_SET EXERCISE_:
Start at the line containing "Output the component", stop at the line containing "import * as", and please reproduce every line in between, both ends included, without pictures.
**** DATASET
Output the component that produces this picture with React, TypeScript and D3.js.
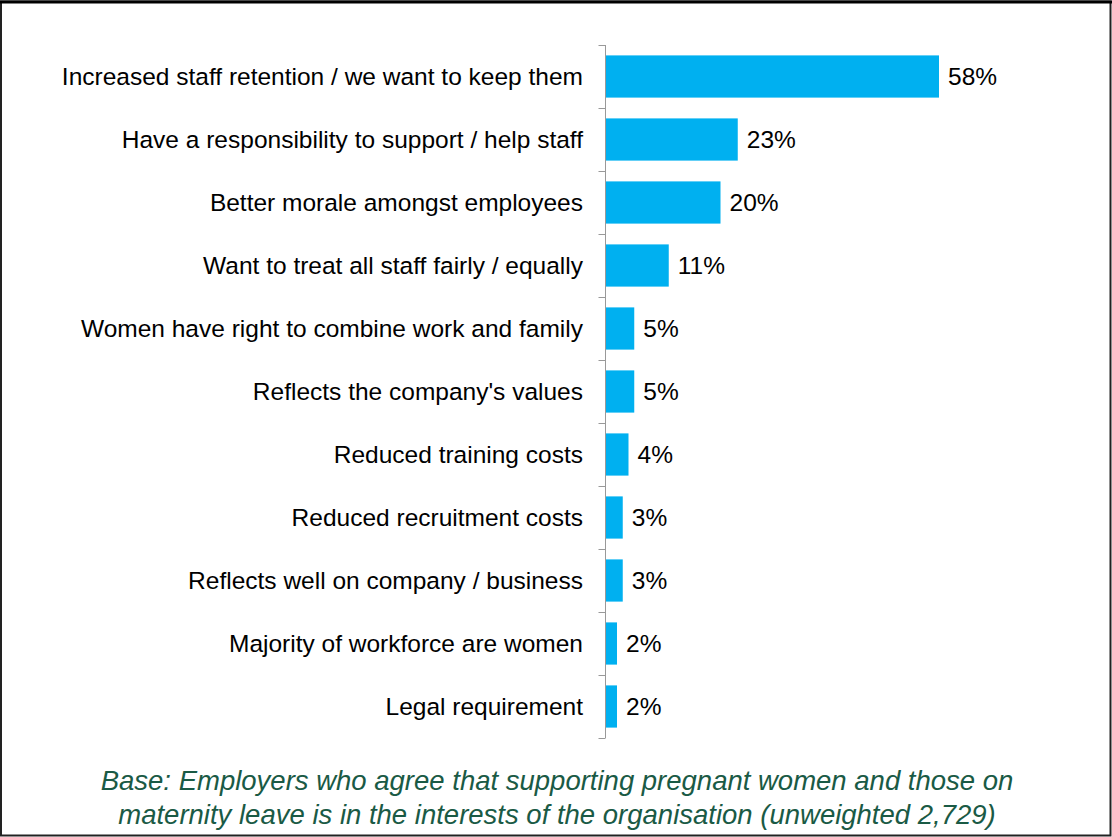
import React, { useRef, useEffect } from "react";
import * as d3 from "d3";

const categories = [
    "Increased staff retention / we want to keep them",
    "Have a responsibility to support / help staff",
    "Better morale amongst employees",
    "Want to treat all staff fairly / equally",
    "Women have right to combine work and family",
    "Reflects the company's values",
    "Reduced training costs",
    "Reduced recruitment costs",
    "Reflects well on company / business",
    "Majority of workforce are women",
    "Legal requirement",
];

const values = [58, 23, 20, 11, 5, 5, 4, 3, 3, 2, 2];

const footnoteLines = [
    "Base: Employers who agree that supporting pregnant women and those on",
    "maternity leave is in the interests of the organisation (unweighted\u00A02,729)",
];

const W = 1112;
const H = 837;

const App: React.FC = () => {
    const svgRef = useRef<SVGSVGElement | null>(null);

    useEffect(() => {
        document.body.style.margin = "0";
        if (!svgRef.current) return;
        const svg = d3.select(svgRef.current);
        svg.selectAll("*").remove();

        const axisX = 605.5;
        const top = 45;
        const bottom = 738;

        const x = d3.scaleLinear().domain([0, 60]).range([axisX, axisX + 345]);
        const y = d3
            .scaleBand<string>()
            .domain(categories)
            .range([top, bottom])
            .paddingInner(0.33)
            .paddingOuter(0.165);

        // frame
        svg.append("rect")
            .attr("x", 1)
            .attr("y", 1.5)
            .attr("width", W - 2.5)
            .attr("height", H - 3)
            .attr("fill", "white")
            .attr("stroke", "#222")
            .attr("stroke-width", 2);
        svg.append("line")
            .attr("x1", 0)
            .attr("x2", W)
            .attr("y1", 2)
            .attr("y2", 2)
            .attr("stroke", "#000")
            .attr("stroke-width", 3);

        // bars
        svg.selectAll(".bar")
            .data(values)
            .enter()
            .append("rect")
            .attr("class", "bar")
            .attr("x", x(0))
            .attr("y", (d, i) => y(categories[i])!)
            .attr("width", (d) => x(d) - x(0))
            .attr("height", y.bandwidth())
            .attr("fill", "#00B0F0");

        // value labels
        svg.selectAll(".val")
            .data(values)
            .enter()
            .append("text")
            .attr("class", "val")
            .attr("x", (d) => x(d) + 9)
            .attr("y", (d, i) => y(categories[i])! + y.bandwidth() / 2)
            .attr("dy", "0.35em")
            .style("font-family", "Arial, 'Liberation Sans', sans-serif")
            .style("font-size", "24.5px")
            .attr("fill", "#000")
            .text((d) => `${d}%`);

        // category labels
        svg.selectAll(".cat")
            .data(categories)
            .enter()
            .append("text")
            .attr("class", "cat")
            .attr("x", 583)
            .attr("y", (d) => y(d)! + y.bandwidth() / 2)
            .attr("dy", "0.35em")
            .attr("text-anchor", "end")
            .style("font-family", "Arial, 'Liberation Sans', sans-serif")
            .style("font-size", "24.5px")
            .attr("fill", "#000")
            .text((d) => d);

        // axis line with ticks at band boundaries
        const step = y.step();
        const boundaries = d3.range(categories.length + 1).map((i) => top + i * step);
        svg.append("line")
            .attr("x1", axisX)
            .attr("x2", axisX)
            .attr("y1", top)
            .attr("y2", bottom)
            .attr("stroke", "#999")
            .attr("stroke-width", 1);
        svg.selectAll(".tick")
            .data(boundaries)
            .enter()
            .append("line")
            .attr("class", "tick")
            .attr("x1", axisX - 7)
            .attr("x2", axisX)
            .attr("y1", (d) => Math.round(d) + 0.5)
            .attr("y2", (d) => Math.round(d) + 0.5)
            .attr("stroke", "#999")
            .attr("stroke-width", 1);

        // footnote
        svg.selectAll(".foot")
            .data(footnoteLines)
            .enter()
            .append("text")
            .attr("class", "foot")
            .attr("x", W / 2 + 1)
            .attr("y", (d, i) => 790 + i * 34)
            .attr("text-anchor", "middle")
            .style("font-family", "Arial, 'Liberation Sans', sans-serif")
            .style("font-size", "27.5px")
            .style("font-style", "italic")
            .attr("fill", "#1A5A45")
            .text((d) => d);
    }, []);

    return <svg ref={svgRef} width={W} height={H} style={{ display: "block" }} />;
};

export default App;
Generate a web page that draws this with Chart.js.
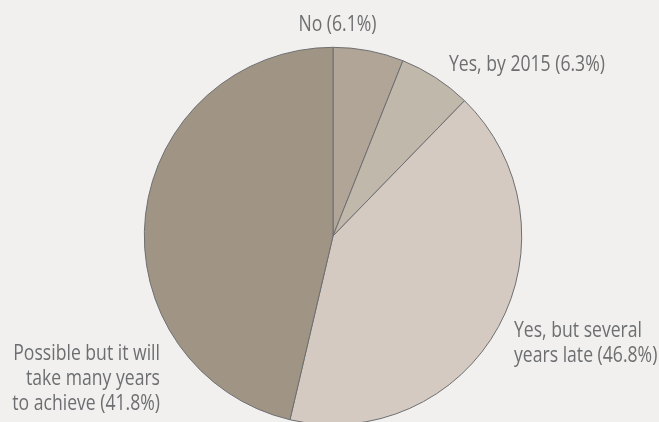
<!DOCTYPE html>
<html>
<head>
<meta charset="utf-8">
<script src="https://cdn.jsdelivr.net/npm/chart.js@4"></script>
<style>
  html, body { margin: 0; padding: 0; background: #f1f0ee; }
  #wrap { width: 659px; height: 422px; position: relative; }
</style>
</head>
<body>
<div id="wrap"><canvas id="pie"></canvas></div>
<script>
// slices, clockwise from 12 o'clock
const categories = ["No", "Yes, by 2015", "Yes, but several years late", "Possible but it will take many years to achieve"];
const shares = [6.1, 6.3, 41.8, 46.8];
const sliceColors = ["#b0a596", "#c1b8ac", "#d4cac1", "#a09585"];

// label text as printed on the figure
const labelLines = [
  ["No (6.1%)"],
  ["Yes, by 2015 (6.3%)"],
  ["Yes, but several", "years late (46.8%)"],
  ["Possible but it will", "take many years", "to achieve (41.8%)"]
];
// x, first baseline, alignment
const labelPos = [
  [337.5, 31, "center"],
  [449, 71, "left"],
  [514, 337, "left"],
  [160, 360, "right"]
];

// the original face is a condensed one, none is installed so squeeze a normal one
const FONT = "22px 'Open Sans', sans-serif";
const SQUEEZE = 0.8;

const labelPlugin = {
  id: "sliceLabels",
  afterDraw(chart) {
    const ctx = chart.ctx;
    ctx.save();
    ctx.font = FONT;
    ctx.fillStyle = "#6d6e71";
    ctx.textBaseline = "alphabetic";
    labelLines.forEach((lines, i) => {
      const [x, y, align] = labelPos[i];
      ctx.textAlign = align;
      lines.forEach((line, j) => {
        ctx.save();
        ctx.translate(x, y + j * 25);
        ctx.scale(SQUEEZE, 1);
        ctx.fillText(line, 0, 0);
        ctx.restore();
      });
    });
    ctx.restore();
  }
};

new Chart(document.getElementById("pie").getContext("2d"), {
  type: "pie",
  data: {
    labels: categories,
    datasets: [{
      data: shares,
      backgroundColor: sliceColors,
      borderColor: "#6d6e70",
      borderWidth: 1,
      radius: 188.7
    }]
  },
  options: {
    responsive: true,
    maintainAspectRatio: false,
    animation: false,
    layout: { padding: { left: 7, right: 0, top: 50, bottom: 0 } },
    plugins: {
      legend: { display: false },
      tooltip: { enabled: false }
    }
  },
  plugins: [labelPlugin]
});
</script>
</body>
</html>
********
**** DATASET
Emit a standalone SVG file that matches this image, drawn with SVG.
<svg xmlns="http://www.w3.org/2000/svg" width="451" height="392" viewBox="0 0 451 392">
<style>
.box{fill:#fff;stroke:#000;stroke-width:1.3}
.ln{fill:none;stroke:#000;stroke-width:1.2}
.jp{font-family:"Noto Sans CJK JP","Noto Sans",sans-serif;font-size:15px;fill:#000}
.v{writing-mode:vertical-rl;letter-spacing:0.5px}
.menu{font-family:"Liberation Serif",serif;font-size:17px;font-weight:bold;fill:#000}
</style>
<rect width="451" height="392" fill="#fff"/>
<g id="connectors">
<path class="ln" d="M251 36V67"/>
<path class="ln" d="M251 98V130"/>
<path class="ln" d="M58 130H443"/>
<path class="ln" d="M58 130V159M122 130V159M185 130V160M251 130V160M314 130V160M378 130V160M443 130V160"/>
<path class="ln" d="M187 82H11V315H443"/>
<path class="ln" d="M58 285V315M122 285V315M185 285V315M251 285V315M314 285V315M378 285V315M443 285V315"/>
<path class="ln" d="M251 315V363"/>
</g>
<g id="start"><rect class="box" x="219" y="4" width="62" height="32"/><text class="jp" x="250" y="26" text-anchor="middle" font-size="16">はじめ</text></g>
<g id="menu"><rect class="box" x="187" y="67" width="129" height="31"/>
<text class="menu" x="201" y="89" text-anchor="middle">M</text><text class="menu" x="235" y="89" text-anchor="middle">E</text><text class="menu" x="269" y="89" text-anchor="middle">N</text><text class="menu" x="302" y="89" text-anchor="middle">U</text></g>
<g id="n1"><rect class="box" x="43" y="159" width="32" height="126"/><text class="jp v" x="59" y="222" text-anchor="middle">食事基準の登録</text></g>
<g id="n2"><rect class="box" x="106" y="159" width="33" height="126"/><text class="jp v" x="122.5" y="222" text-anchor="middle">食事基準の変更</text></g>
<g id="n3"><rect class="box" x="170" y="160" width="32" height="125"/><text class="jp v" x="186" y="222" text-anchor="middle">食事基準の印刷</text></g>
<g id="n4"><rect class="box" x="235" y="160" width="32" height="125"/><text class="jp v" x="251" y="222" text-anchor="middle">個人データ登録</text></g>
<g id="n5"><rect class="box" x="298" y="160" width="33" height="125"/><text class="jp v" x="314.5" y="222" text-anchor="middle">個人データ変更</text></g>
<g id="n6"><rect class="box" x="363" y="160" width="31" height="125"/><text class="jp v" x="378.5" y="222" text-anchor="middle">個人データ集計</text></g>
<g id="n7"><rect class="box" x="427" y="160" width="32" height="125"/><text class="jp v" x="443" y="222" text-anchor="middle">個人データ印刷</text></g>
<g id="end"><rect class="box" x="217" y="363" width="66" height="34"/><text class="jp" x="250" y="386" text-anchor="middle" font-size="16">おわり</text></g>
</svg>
********
_SOLUTION FOR THIS TASK_:
Output the component that produces this picture with React, TypeScript and D3.js.
import React, { useRef, useEffect } from "react";
import * as d3 from "d3";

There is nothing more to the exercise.